Encouraged by the performance of the lightweight version of the car, Granatelli continued to have faith in 4WD’s potential. In 1967 he switched to Pratt & Whitney gas turbine power and almost won the race. For ’68 he commissioned the Type 56 gas turbine car from Lotus again insisting that it used Ferguson 4WD components. As the previous year, a strong showing — this time by two Lotus cars and one from Granatelli — was marred by unreliability.
Thereafter, governing body USAC effectively outlawed gas turbine engines, and four-wheel drive along with it. So a Ferguson-equipped 4WD car never did prevail at Indianapolis. But having your technology sidelined by the rulebook is, at least in some people’s estimation, a victory in itself.
X-Ray Spec: Ferguson-Novi
A puzzle about this drawing is that it appears to show the engine inlet feeding the centrifugal Paxton supercharger being derived downstream of the front-mounted water radiator — hardly a recipe for maximum power or careful charge temperature control, particularly in an engine from which the intercooler had been removed to save weight. A cutaway published in Motoring News may provide the solution, in the form of what appears to be a reinforced flexible tube running forward from the inlet, over the top of the radiator and into the cool airstream entering the nose.

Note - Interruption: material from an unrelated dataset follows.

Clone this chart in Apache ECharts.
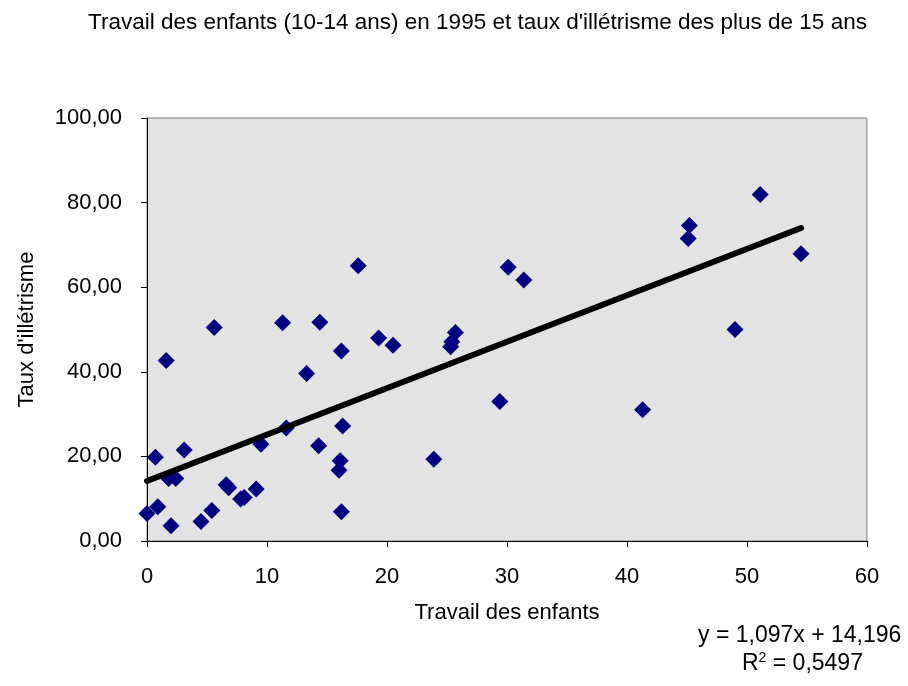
<!DOCTYPE html>
<html>
<head>
<meta charset="utf-8">
<script src="https://cdn.jsdelivr.net/npm/echarts@6/dist/echarts.min.js"></script>
<style>
html,body{margin:0;padding:0;background:#fff;}
#c{width:908px;height:686px;}
</style>
</head>
<body>
<div id="c"></div>
<script>
var titleText = "Travail des enfants (10-14 ans) en 1995 et taux d'illétrisme des plus de 15 ans";
var xName = "Travail des enfants";
var yName = "Taux d'illétrisme";
var childLabour = [0, 0.9, 0.7, 1.6, 1.8, 2.4, 2.0, 3.1, 4.5, 5.4, 5.6, 6.6, 6.8, 7.8, 8.1, 9.1, 9.5, 11.3, 11.6, 13.3, 14.4, 14.3, 16.1, 16.0, 16.2, 16.3, 16.2, 17.6, 19.3, 20.5, 23.9, 25.3, 25.4, 25.7, 29.4, 30.1, 31.4, 41.3, 45.2, 45.1, 49.0, 51.1, 54.5];
var illiteracy = [6.5, 8.1, 19.8, 42.7, 14.8, 14.8, 3.6, 21.5, 4.6, 7.2, 50.5, 13.3, 12.6, 9.9, 10.3, 12.3, 22.9, 51.6, 26.7, 39.6, 51.7, 22.5, 19.0, 16.7, 44.9, 27.2, 6.9, 65.1, 48.0, 46.3, 19.3, 45.9, 47.1, 49.3, 33.0, 64.7, 61.7, 31.0, 74.6, 71.5, 50.0, 81.9, 67.9];
var slope = 1.097;
var intercept = 14.196;
var r2 = "0,5497";
var xTicks = {min: 0, max: 60, interval: 10};
var yTicks = {min: 0, max: 100, interval: 20};

var pts = childLabour.map(function (x, i) { return [x, illiteracy[i]]; });
var xMin = Math.min.apply(null, childLabour);
var xMax = Math.max.apply(null, childLabour);
var trend = [[xMin, slope * xMin + intercept], [xMax, slope * xMax + intercept]];
function fr(n, d) { return n.toFixed(d).replace('.', ','); }

var font = 'Liberation Sans, Arial, sans-serif';
var fs = 22;
var chart = echarts.init(document.getElementById('c'), null, {renderer: 'canvas'});
chart.setOption({
  animation: false,
  backgroundColor: '#ffffff',
  title: {
    text: titleText,
    left: 83,
    top: 6,
    textStyle: {fontFamily: font, fontSize: 22.5, fontWeight: 'normal', color: '#000'}
  },
  grid: {
    left: 147, right: 41, top: 118, bottom: 145,
    show: true, backgroundColor: '#e3e3e3', borderColor: '#808080', borderWidth: 1
  },
  xAxis: {
    type: 'value', min: xTicks.min, max: xTicks.max, interval: xTicks.interval,
    name: xName, nameLocation: 'middle', nameGap: 61,
    nameTextStyle: {fontFamily: font, fontSize: fs, color: '#000'},
    axisLine: {show: true, onZero: false, lineStyle: {color: '#000', width: 1}},
    axisTick: {show: true, length: 6, lineStyle: {color: '#000'}},
    axisLabel: {fontFamily: font, fontSize: fs, color: '#000', margin: 25},
    splitLine: {show: false}
  },
  yAxis: {
    type: 'value', min: yTicks.min, max: yTicks.max, interval: yTicks.interval,
    name: yName, nameLocation: 'middle', nameGap: 109,
    nameTextStyle: {fontFamily: font, fontSize: fs, color: '#000'},
    axisLine: {show: true, onZero: false, lineStyle: {color: '#000', width: 1}},
    axisTick: {show: true, length: 6, lineStyle: {color: '#000'}},
    axisLabel: {fontFamily: font, fontSize: fs, color: '#000', margin: 25,
      formatter: function (v) { return fr(v, 2); }},
    splitLine: {show: false}
  },
  series: [
    {
      type: 'scatter', data: pts, symbol: 'diamond', symbolSize: [17, 17],
      itemStyle: {color: '#000080', opacity: 1}, z: 2
    },
    {
      type: 'line', data: trend, symbol: 'none', z: 3,
      lineStyle: {color: '#000', width: 6, cap: 'round'}
    }
  ],
  graphic: [
    {
      type: 'text', left: 698, top: 624, z: 10,
      style: {text: 'y = ' + fr(slope, 3) + 'x + ' + fr(intercept, 3), font: '23px ' + font, fill: '#000'}
    },
    {
      type: 'text', left: 742, top: 651, z: 10,
      style: {
        text: '{a|R}{s|2}{a| = ' + r2 + '}',
        rich: {
          a: {fontFamily: font, fontSize: 23, color: '#000', verticalAlign: 'bottom'},
          s: {fontFamily: font, fontSize: 14, color: '#000', verticalAlign: 'top', padding: [0, 0, 10, 0]}
        }
      }
    }
  ]
});
</script>
</body>
</html>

“The only item in the transmission I didn’t design was the clutch,” says Derek Gardner. “It was a 15-plate device housed in a chamber with a secret mix of paraffin and oil. It was a tiny device, as I remember, not much larger than the palm of your hand. From the start of the race it would slip all the way to the first corner. We were not allowed to change anything about it: the attitude was, if you do it this way you’ll be alright, change it and you’re doomed. So that was a design given.”

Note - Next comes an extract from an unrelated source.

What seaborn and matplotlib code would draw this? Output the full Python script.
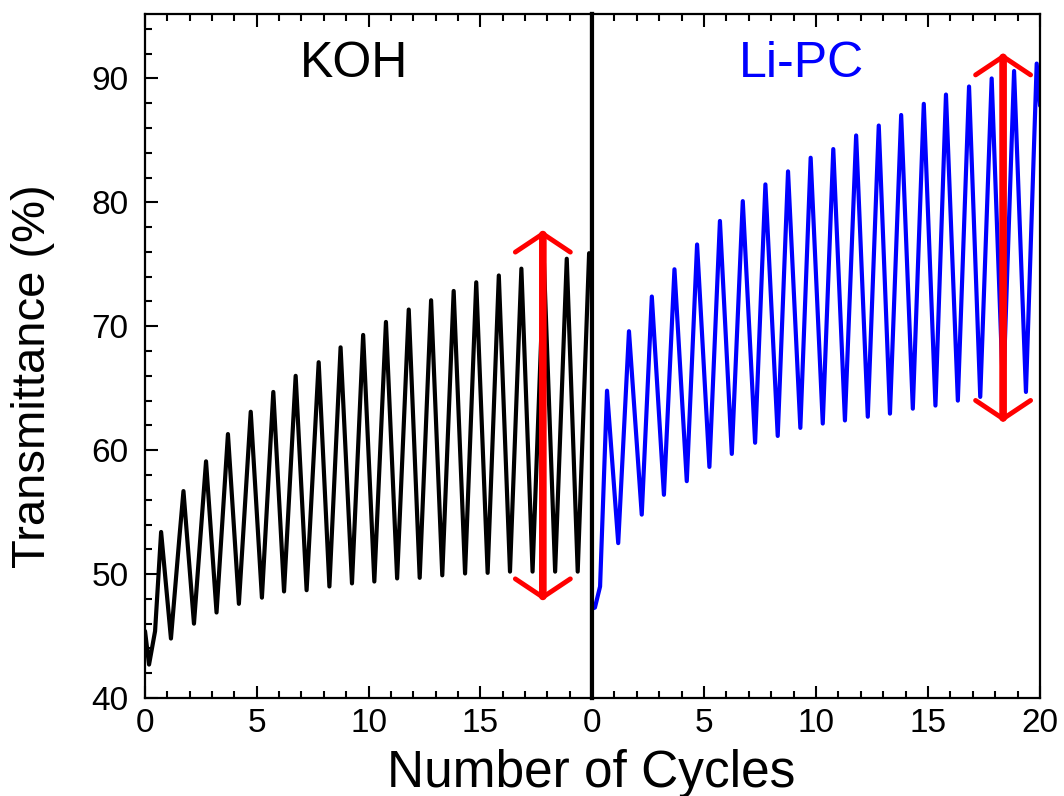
import numpy as np
import matplotlib
matplotlib.use("Agg")
import matplotlib.pyplot as plt
from matplotlib.ticker import MultipleLocator
import seaborn as sns

# values (cycle number, transmittance %)
koh_x = [0.0, 0.18, 0.45, 0.72, 1.16, 1.54, 1.72, 2.19, 2.73, 3.2, 3.71, 4.2, 4.73,
         5.23, 5.74, 6.22, 6.74, 7.23, 7.77, 8.25, 8.75, 9.26, 9.76, 10.26, 10.78,
         11.28, 11.8, 12.29, 12.8, 13.3, 13.81, 14.32, 14.82, 15.33, 15.83, 16.33,
         16.84, 17.34, 17.85, 18.35, 18.87, 19.36, 19.87]
koh_y = [45.4, 42.7, 45.4, 53.4, 44.8, 53.0, 56.7, 46.0, 59.1, 46.9, 61.3, 47.6, 63.1,
         48.1, 64.7, 48.6, 66.0, 48.7, 67.1, 49.0, 68.3, 49.25, 69.3, 49.4, 70.35,
         49.65, 71.35, 49.7, 72.1, 49.9, 72.85, 50.05, 73.55, 50.1, 74.1, 50.2,
         74.65, 50.2, 75.1, 50.2, 75.45, 50.2, 75.9]

lipc_x = [0.0, 0.13, 0.36, 0.67, 1.17, 1.65, 2.22, 2.67, 3.21, 3.68, 4.23, 4.69, 5.24,
          5.71, 6.24, 6.73, 7.28, 7.74, 8.29, 8.75, 9.3, 9.76, 10.3, 10.77, 11.29,
          11.79, 12.31, 12.8, 13.3, 13.8, 14.32, 14.81, 15.33, 15.8, 16.33, 16.83,
          17.33, 17.84, 18.35, 18.84, 19.37, 19.85, 20.0]
lipc_y = [47.2, 47.3, 49.0, 64.8, 52.5, 69.6, 54.8, 72.4, 56.4, 74.6, 57.5, 76.6, 58.65,
          78.5, 59.7, 80.1, 60.6, 81.45, 61.15, 82.5, 61.8, 83.6, 62.15, 84.3, 62.4,
          85.4, 62.7, 86.2, 62.95, 87.05, 63.35, 87.95, 63.6, 88.7, 64.0, 89.35,
          64.3, 90.0, 64.5, 90.6, 64.7, 91.2, 87.8]

# modulation range arrows (x, y_low, y_high)
koh_arrow = (17.8, 47.9, 77.7)
lipc_arrow = (18.35, 62.3, 92.0)

x_ticks = [0, 5, 10, 15, 20]
y_ticks = [40, 50, 60, 70, 80, 90]

sns.set_theme(style="ticks")
plt.rcParams["font.family"] = ["Liberation Sans", "DejaVu Sans"]
plt.rcParams["text.color"] = "black"
plt.rcParams["axes.labelcolor"] = "black"

fig = plt.figure(figsize=(10.64, 7.96), dpi=100)
ax_l = fig.add_axes([0.1363, 0.1231, 0.4201, 0.8593])
ax_r = fig.add_axes([0.5564, 0.1231, 0.4211, 0.8593])

sns.lineplot(x=koh_x, y=koh_y, ax=ax_l, color="black", linewidth=3.0,
             sort=False, estimator=None, solid_joinstyle="round")
sns.lineplot(x=lipc_x, y=lipc_y, ax=ax_r, color="#0000ff", linewidth=3.0,
             sort=False, estimator=None, solid_joinstyle="round")

for ax in (ax_l, ax_r):
    ax.set_xlim(0, 20)
    ax.set_ylim(40, 95.2)
    ax.set_xticks(x_ticks)
    ax.xaxis.set_minor_locator(MultipleLocator(1))
    ax.set_yticks(y_ticks)
    ax.yaxis.set_minor_locator(MultipleLocator(2))
    ax.tick_params(which="both", direction="in", top=True, width=1.5,
                   colors="black", labelcolor="black")
    ax.tick_params(which="major", length=9, labelsize=24)
    ax.tick_params(which="minor", length=5)
    ax.tick_params(axis="x", pad=7)
    ax.tick_params(axis="y", pad=12)
    for sp in ax.spines.values():
        sp.set_linewidth(1.6)
        sp.set_color("black")
    ax.set_xlabel("")
    ax.set_ylabel("")

ax_l.set_xticklabels(["0", "5", "10", "15", ""])
ax_r.tick_params(axis="y", which="both", left=False, labelleft=False)
ax_l.spines["right"].set_linewidth(3.0)
ax_r.spines["left"].set_linewidth(3.0)

for ax, (ax_x, y0, y1) in ((ax_l, koh_arrow), (ax_r, lipc_arrow)):
    # thick shaft, then thinner open heads
    ax.annotate("", xy=(ax_x, y1 - 0.3), xytext=(ax_x, y0 + 0.3),
                arrowprops=dict(arrowstyle="-", color="red", lw=5.5,
                                shrinkA=0, shrinkB=0), zorder=5)
    ax.annotate("", xy=(ax_x, y1), xytext=(ax_x, y0),
                arrowprops=dict(arrowstyle="<->,head_length=1.1,head_width=1.65",
                                color="red", lw=3.5, shrinkA=0, shrinkB=0,
                                joinstyle="miter"),
                zorder=5)

ax_l.text(9.35, 90.1, "KOH", fontsize=36, color="black", ha="center", va="baseline")
ax_r.text(9.33, 90.1, "Li-PC", fontsize=36, color="#0000ff", ha="center", va="baseline")

fig.text(0.031, 1 - 376 / 796, "Transmittance (%)", rotation=90, fontsize=34,
         color="black", ha="center", va="center")
fig.text(0.556, 0.0113, "Number of Cycles", fontsize=37, color="black",
         ha="center", va="baseline")

fig.savefig("out.png", dpi=100)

The gearbox was a four-speed unit, “a big deal in those days,” says Unser. “A two-speed transmission was common for the period — the lower ratio for starting and the higher ratio for the rest of the race.”
Not everyone believed the Novi’s power claims, but Unser dispels any doubt: “The Novi had over 800bhp when we finished with it, and that wasn’t BS, that was real horsepower. All the guys who got passed by it knew it! I discovered that using more rpm made the engine last longer— a giant breakthrough. I listened to it and could tell it wasn’t a happy engine: it was being under-revved, bogging it down. So I talked Granatelli into lowering the gearing considerably. I think we went to maybe 11,000rpm. We found the engine note changed completely: no longer was it making that terrible droning. We also got better mileage, more torque at the wheels and the engine life was way better. Testing at Phoenix the car was so much faster.”
Gardner backs this up with independent evidence: “Years later I saw a Novi engine on a test bed. Although it was a case of ‘Now you see it, now you don’t’, and the dynamometer was far too small for the engine, I actually saw where the claimed 743hp came from. It was certainly the most powerful engine at Indianapolis in those days.”
Unfortunately, the move to higher engine revs came at the end of the Novi’s years, a consequence, as Unser sees it, of Andy Granatelli’s obsession with Indianapolis. “He ran once a year — a sad deal. What do you learn from that? Not nearly enough. He was so cranked up on Indy that he couldn’t see anything else. He told me if I’d drive for him at Indy I’d have a car for all the races, we’d get serious about it and race hard. I knew there were tracks where, with the light car, I’d have been untouchable. But eventually I saw he didn’t want to do these other races, and that’s the reason I ultimately left him. You just couldn’t get him to do it.”
“Four-wheel drive was a distinct advantage,” insists Unser, “but Ferguson built the chassis too heavy. If I remember right it weighed about 2500lb with fuel, and that was way too much. That was one big negative to the car, and one that Granatelli tried to hide. That’s not to say it wasn’t fast around the corners because Lord knows it was. Even though we gained in weight, it was still much better than rear-wheel drive. The next year Granatelli built a light version and that car was disgustingly better. You just went around the racetrack faster whether you liked it or not. Vince Granatelli built it and saved an awful lot of weight — 500lb or something like that. If I’d been able to choose any car to race that year, that is probably the car I’d have picked. It was just so much easier to drive.”
Although Gardner concedes that the total weight of P104 exceeded the quoted 2000lb — “I think a figure of 2200-2300lb would be more accurate” — Ferguson was proud of the car’s packaging. “It was a very compact piece of equipment. The wheelbase was 100 inches which, considering the size and complexity of everything, was a wonderful shoehorning job. There were arguments about whether we should use a rear-engine layout, but there was no real attempt to come up with an alternative design. Everything fitted very nicely together and to try something utterly new in the timescale would have been totally wrong.”
When the car was profiled in Motoring News prior to its departure for the States, it was with strong hints that the centre differential contained a new development. It did. “Hitherto the differential had been of the bevel gear type,” recalls Gardner, “but we had come up with a design which used smaller gears on one side than the other so that you got a torque split within the confines of the centre differential. We felt that we could get quite a variation in torque split with this method. We didn’t invent the gear — it was known as the Humpage, a lovely term — and I think it had a naval origin. It was used on the P99 first and then the Indy car. It gave a fixed torque split: a figure of 40/60 front/rear comes to mind.”